If you’ve taken a look at my latest Forex Snapshot on the Australian economy, you probably would’ve seen this rate cut coming like Jon Snow’s return.

But by the looks of it, the Land Down Under needed a whole lot more than Melisandre’s magic to revive the economy. Here are some of these factors highlighted in RBA Governor Glenn Stevens’ official statement:

Weak inflation

A good number of analysts have already started pricing in expectations for an RBA rate cut upon seeing the Q1 CPI report indicate a 0.2% drop in price levels, and head honcho Stevens admitted at the very beginning of his statement that lower than expected inflationary pressures were to blame for the rate cut.

Even though Stevens also pointed out that “commodity prices have firmed noticeably from recent lows,” he followed this up by saying that the pickup followed a long period of declines. As shown by the country’s widening trade deficit, “Australia’s terms of trade remain much lower than they had been in recent years.”

Global economic uncertainty

With Australia heavily dependent on its trade activity, the well-being of the global economy has a strong say on how demand for its commodity products might fare.

The RBA acknowledged that global growth forecasts have been revised a little lower recently but also noted that sentiment in financial markets has improved.

When it comes to Australia’s trade BFF China, policymakers confirmed that the PBOC’s efforts are starting to bear fruit, resulting in moderate growth in the world’s second-largest economy.

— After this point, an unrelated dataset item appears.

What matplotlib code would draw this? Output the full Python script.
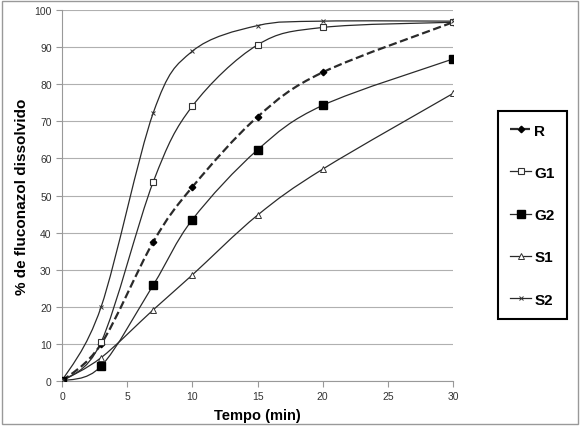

Still, RBA officials warned that “conditions have become more difficult for a number of emerging market economies” and “uncertainty about the global economic outlook” remains.

Domestic rebalancing

As indicated in their previous monetary policy statements, RBA policymakers assessed that Australia is still in the middle of rebalancing its domestic economy away from a mining-led investment boom to non-mining activity.

They projected that this will carry on for the rest of the year, although growth is expected to continue at a moderate pace.

Central bank officials also noted that “labor market indicators have been mixed as of late,” possibly referring to the underlying weaknesses in the latest batch of employment reports. For the month of March, most of the gains were seen in part-time hiring while productivity and earnings fell.

Housing market risks

Another point worth noting in this month’s RBA statement is the focus on housing market risks. You see, central banks try to avoid lowering rates too often or by too much for fear of stoking a housing market bubble.

In their latest decision, policymakers noted that the potential risks from lower mortgage rates were lower than a year ago, giving them enough leeway to ease monetary policy.

As I’ve noted in my Forex Snapshot, housing loans to owner-occupiers grew at a steady 0.5% pace while loans to investors slowed to 0.3%, which means that there’s less danger of overheating.

AUD appreciation

Ahh, what’s a central bank statement without some good ol’ jawboning? Just as he did in the last few statements, Governor Stevens reiterated that an appreciating exchange rate could complicate all the adjustments being made in the Australian economy, explaining that a low exchange rate has supported the trade sector.

However, Stevens stopped short of threatening to intervene in the forex market to limit the Aussie’s gains, as the RBA rate cut would probably do all that work for them.